With story-level testing, you would cover the bulk of the accessibility testing effort. When a feature is complete, you need to do another round of manual testing to ensure end-users can complete the user flow only with keyboard access and if the screen readers can navigate the functionality as expected.
This level of feature testing will help identify the lack of coherence in the application’s end-to-end navigation. To test keyboard-only navigation, use the ‘Tab,’ ‘Tab+ Shift’ keys to move forward and backward through the website, ‘Enter’ key to select, and ‘Up’ and ‘Down’ arrow keys for drop-down selection. While doing this, make sure the focus is on the right element with good highlights.
For testing the screen reader flow, you can use Mac OS’s inbuilt screen reader called the VoiceOver, which can be turned on from System Preferences -> Accessibility -> VoiceOver-> Enable. VoiceOver has tutorials to help you learn screen reader functionalities. So, with these checks, you will finish the end-to-end accessibility testing of features.
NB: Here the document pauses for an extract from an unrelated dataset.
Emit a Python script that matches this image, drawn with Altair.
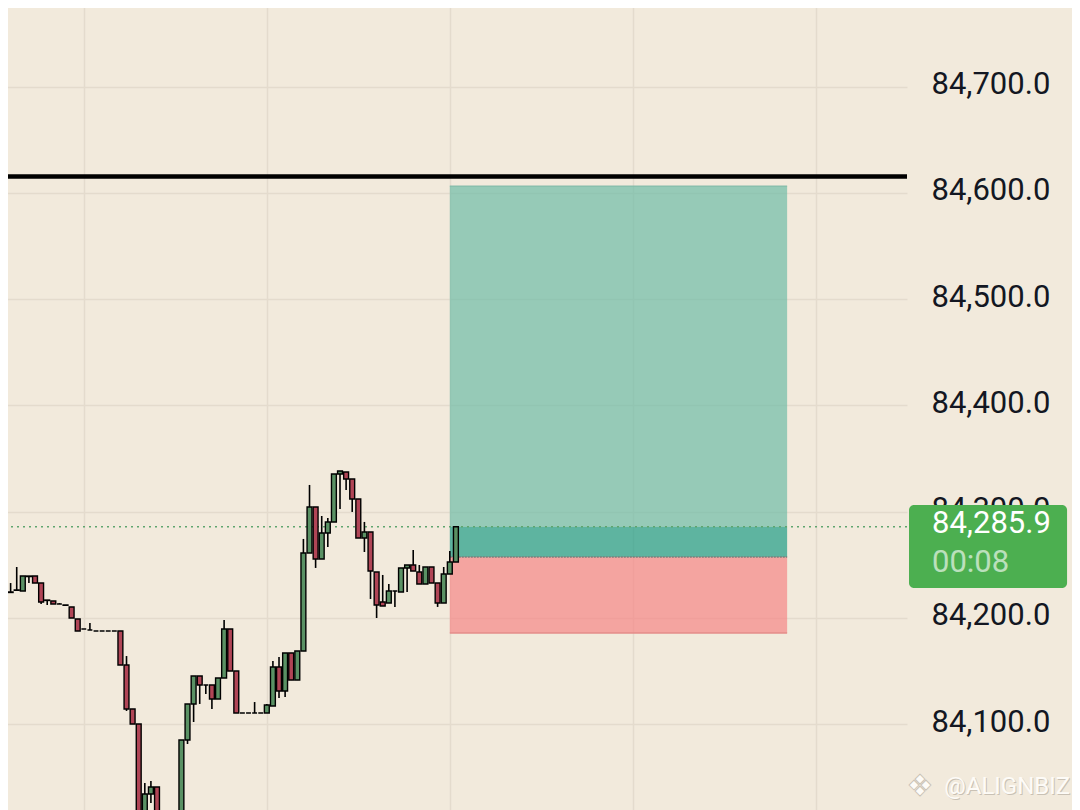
import altair as alt
import pandas as pd

# ---- candle data (index, OHLC) ----
opens = [84241.4, 84224.5, 84226.4, 84225.4, 84239.5, 84239.5, 84232.9, 84216.9, 84216.0, 84213.2,
         84212.2, 84210.4, 84199.1, 84189.6, 84188.7, 84187.8, 84187.8, 84187.8, 84187.8, 84187.8,
         84155.8, 84114.4, 84100.2, 84005.0, 84034.4, 84040.9, 84000.0, 83970.0, 83985.0, 84000.0,
         84085.2, 84119.1, 84145.4, 84136.9, 84136.9, 84123.8, 84143.5, 84189.6, 84150.1, 84110.6,
         84110.6, 84110.6, 84110.6, 84110.6, 84117.2, 84153.9, 84131.3, 84167.1, 84141.6, 84168.9,
         84261.2, 84304.5, 84255.5, 84280.0, 84290.4, 84335.5, 84337.4, 84330.8, 84312.0, 84275.3,
         84280.9, 84243.3, 84215.1, 84214.1, 84225.4, 84224.5, 84247.1, 84249.9, 84243.3, 84232.0,
         84248.0, 84232.9, 84214.1, 84241.4, 84252.7]
highs = [84241.4, 84232.9, 84248.0, 84239.5, 84239.5, 84239.5, 84232.9, 84216.9, 84216.0, 84214.0,
         84212.2, 84210.4, 84199.1, 84189.6, 84195.3, 84187.8, 84187.8, 84187.8, 84187.8, 84187.8,
         84164.2, 84114.4, 84100.2, 84044.7, 84046.6, 84040.9, 84005.0, 83990.0, 84008.0, 84085.2,
         84119.1, 84145.4, 84145.4, 84136.9, 84136.9, 84143.5, 84198.1, 84189.6, 84150.1, 84110.6,
         84110.6, 84120.9, 84110.6, 84119.1, 84159.5, 84163.3, 84167.1, 84167.1, 84168.9, 84274.4,
         84325.2, 84304.5, 84296.0, 84294.1, 84335.5, 84338.3, 84337.4, 84330.8, 84312.0, 84290.4,
         84280.9, 84243.3, 84240.5, 84232.0, 84225.4, 84247.1, 84249.9, 84264.0, 84249.9, 84248.0,
         84248.0, 84232.9, 84248.0, 84263.1, 84285.9]
lows = [84224.5, 84224.0, 84225.5, 84225.4, 84232.9, 84232.9, 84213.2, 84212.2, 84213.2, 84213.2,
        84212.0, 84200.0, 84187.8, 84189.6, 84188.7, 84187.8, 84187.8, 84187.8, 84187.8, 84155.8,
        84112.5, 84100.2, 83980.0, 83995.0, 84025.9, 83995.0, 83960.0, 83955.0, 83975.0, 83990.0,
        84081.4, 84102.1, 84119.1, 84128.5, 84114.4, 84123.8, 84143.5, 84150.1, 84110.6, 84110.6,
        84110.6, 84110.6, 84110.6, 84110.6, 84117.2, 84124.7, 84125.6, 84141.6, 84141.6, 84168.9,
        84261.2, 84247.1, 84255.5, 84266.8, 84290.4, 84302.6, 84320.5, 84299.8, 84275.3, 84262.1,
        84217.9, 84200.0, 84211.3, 84214.1, 84210.4, 84224.5, 84224.5, 84244.2, 84232.0, 84232.0,
        84232.9, 84210.4, 84214.1, 84241.4, 84252.7]
closes = [84224.5, 84224.0, 84226.0, 84239.5, 84239.0, 84232.9, 84215.1, 84216.5, 84213.2, 84213.2,
          84212.0, 84200.0, 84187.8, 84189.6, 84188.7, 84187.8, 84187.8, 84187.8, 84187.8, 84155.8,
          84114.4, 84100.2, 83985.0, 84034.4, 84040.9, 84000.0, 83970.0, 83985.0, 84000.0, 84085.2,
          84119.1, 84145.4, 84136.9, 84136.9, 84123.8, 84143.5, 84189.6, 84150.1, 84110.6, 84110.6,
          84110.6, 84110.6, 84110.6, 84118.1, 84153.9, 84131.3, 84167.1, 84141.6, 84168.9, 84261.2,
          84304.5, 84255.5, 84280.0, 84290.4, 84335.5, 84338.3, 84330.8, 84312.0, 84275.3, 84280.9,
          84244.2, 84212.2, 84211.3, 84225.4, 84225.4, 84247.1, 84249.9, 84244.2, 84232.0, 84248.0,
          84232.9, 84214.1, 84241.4, 84252.7, 84285.9]

# ---- levels / annotations ----
price_ticks = [84100, 84200, 84300, 84400, 84500, 84600, 84700]
time_grid = [13, 43, 73, 103, 133]
resistance_level = 84615.5
last_price = 84285.9
last_price_text = "84,285.9"
countdown_text = "00:08"
entry_price = 84257.4
target_price = 84606.5
stop_price = 84185.8
position_start = 73
position_end = 128.3
watermark = "@ALIGNBIZ"

X_DOMAIN = [-0.74, 147.95]
Y_DOMAIN = [84019.3, 84781.6]

BG = "#F2EADC"
GRID = "#E4DBCD"
UP = "#5A9164"
DOWN = "#B04556"
FONT = "Roboto"

xs = alt.Scale(domain=X_DOMAIN, nice=False, zero=False)
ys = alt.Scale(domain=Y_DOMAIN, nice=False, zero=False)

xaxis = alt.Axis(values=time_grid, labels=False, ticks=False, domain=False, grid=True,
                 gridColor=GRID, gridWidth=1.5, title=None)
yaxis = alt.Axis(orient="right", values=price_ticks, format=",.1f", grid=True, gridColor=GRID,
                 gridWidth=1.5, ticks=False, domain=False, labelFont=FONT, labelFontSize=31,
                 labelColor="#131722", labelPadding=24, labelAlign="left", labelBaseline="middle",
                 labelOffset=-2, title=None)


def X(field):
    return alt.X(field, type="quantitative", scale=xs, axis=xaxis)


def Y(field):
    return alt.Y(field, type="quantitative", scale=ys, axis=yaxis)


candles = pd.DataFrame({"i": list(range(len(opens))), "open": opens, "high": highs,
                        "low": lows, "close": closes})
candles["fill"] = [UP if c >= o else DOWN for o, c in zip(opens, closes)]

zones = pd.DataFrame({
    "x0": [position_start] * 3,
    "x1": [position_end] * 3,
    "y0": [last_price, entry_price, stop_price],
    "y1": [target_price, last_price, entry_price],
    "fill": ["#6FBCA7", "#209D86", "#F58686"],
})

zone_layer = alt.Chart(zones).mark_rect(opacity=0.7).encode(
    x=X("x0"), x2="x1", y=Y("y0"), y2="y1", fill=alt.Fill("fill:N", scale=None))

entry_df = pd.DataFrame({"x0": [position_start], "x1": [position_end], "y": [entry_price]})
entry_layer = alt.Chart(entry_df).mark_rule(color="#7C7F7B", strokeWidth=1.5, strokeDash=[2, 1]).encode(
    x=X("x0"), x2="x1", y=Y("y"))

target_df = pd.DataFrame({"x0": [position_start], "x1": [position_end], "y": [target_price]})
target_layer = alt.Chart(target_df).mark_rule(color="#7FB9A6", strokeWidth=1).encode(
    x=X("x0"), x2="x1", y=Y("y"))

stop_df = pd.DataFrame({"x0": [position_start], "x1": [position_end], "y": [stop_price]})
stop_layer = alt.Chart(stop_df).mark_rule(color="#E58C8A", strokeWidth=1.5).encode(
    x=X("x0"), x2="x1", y=Y("y"))

res_df = pd.DataFrame({"y": [resistance_level]})
res_layer = alt.Chart(res_df).mark_rule(color="#000000", strokeWidth=4.5).encode(y=Y("y"))

last_df = pd.DataFrame({"y": [last_price]})
last_layer = alt.Chart(last_df).mark_rule(color="#5FA56E", strokeWidth=1.6, strokeDash=[2, 4]).encode(y=Y("y"))

wick_layer = alt.Chart(candles).mark_rule(color="#000000", strokeWidth=1.6, clip=True).encode(
    x=X("i"), y=Y("low"), y2="high")

body_layer = alt.Chart(candles).transform_calculate(
    xl="datum.i - 0.4", xr="datum.i + 0.4"
).mark_rect(stroke="#000000", strokeWidth=1.4, clip=True).encode(
    x=X("xl"), x2="xr", y=Y("open"), y2="close", fill=alt.Fill("fill:N", scale=None))

box_df = pd.DataFrame({"x0": [148.28], "x1": [174.19], "y0": [84228.2], "y1": [84306.3]})
box_layer = alt.Chart(box_df).mark_rect(fill="#4CAF50", cornerRadius=5, clip=False).encode(
    x=X("x0"), x2="x1", y=Y("y0"), y2="y1")

label_df = pd.DataFrame({"x": [152.05, 152.05], "y": [84288.4, 84252.2],
                         "t": [last_price_text, countdown_text], "op": [1.0, 0.62]})
label_layer = alt.Chart(label_df).mark_text(
    font=FONT, fontSize=31, align="left", baseline="middle", color="#FFFFFF", clip=False
).encode(x=X("x"), y=Y("y"), text="t:N", opacity=alt.Opacity("op:Q", scale=None))

wm_df = pd.DataFrame({"x": [174.7], "y": [84040.9], "t": [watermark]})
wm_shadow = alt.Chart(wm_df).mark_text(
    font=FONT, fontSize=24, align="right", baseline="middle", color="#C9C1B4", dx=1, dy=1, clip=False
).encode(x=X("x"), y=Y("y"), text="t:N")
wm_text = alt.Chart(wm_df).mark_text(
    font=FONT, fontSize=24, align="right", baseline="middle", color="#FDFBF7", clip=False
).encode(x=X("x"), y=Y("y"), text="t:N")

logo_df = pd.DataFrame({"x": [150.08], "y": [84040.9], "t": ["❖"]})
logo_layer = alt.Chart(logo_df).mark_text(
    font="DejaVu Sans", fontSize=30, align="center", baseline="middle", color="#FDFBF7",
    stroke="#C9C1B4", strokeWidth=0.8, clip=False
).encode(x=X("x"), y=Y("y"), text="t:N")

chart = alt.layer(
    zone_layer, entry_layer, target_layer, stop_layer, res_layer, last_layer,
    wick_layer, body_layer, box_layer, label_layer, wm_shadow, wm_text, logo_layer
).properties(
    width=907, height=810,
    padding={"left": -8, "top": -8, "right": 165, "bottom": 0},
    autosize=alt.AutoSizeParams(type="none"),
).configure(background=BG).configure_view(strokeWidth=0)

chart.save("out.html", embed_options={"renderer": "svg", "actions": False})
Finally, when all the release features are completed, it is recommended to do testing with actual end-users, including people with challenges. Since different users may have various assistive devices, this will give you real-time feedback before the product goes for a final evaluation for conformance certification. UserTesting.com is one such services company that you can request for people with challenges for user testing.
Once the website is ready, experts in WCAG standards do the conformance evaluation before going live. It is not a centralized unit. Organizations may even have in-house experts or hire from the market to do the final assessment once the product is ready for certification.
Since every single element on the page requires changes to make them accessible, shifting-left is the only way to rescue your team from the uphill task of fixing all the accessibility issues at the end of the development cycle.